While West was in China I continued calling and emailing other people who had coached or played with or employed him, and I started sketching the outline of his story as I understood it. John and the other editors who run the Fresca program thought that the piece should run before the NBA playoffs were over, so even though I had yet to secure a long, in-person interview with West, they decided I should take my four weeks off in March and April, after he got back to the U.S.

During those four weeks I interviewed more people, and I researched mental health and professional sports, sport psychology, and psychiatry, and I read everything I could find about West that had been published before. I spoke to West’s agent frequently, and I texted and called West himself. But for four weeks, I couldn’t get the interview.

Finally, on the Friday of my final week off, West was inducted into the St. Joseph’s Basketball Hall of Fame. I bought a ticket to the ceremony and a train ticket to Philadelphia, and there I met his mother, his brother, and a good friend of his. I didn’t speak to West. But the next day I texted him and asked if I might come see him at home in Maryland. This time, he texted back: “sure.”

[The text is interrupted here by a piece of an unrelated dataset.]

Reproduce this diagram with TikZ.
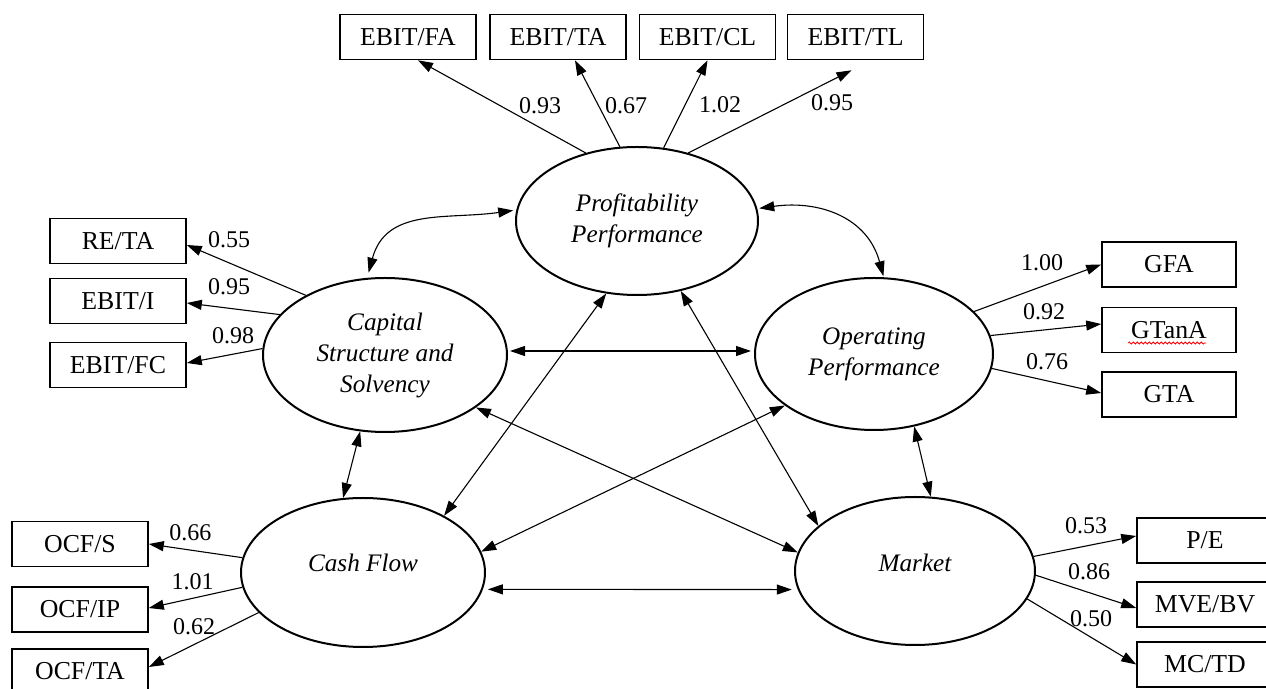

I went back to my regular job that Monday but spent Wednesday afternoon talking with West in his spacious home near the Potomac. We sat in his furnished basement, with 1990s R&B playing in the background, and spoke for a few hours. Afterward we went upstairs and he introduced me to his wife and baby boy and showed me the work he and his father and other family members had done on the house. When the day was over, I felt like maybe I understood him, at least a little.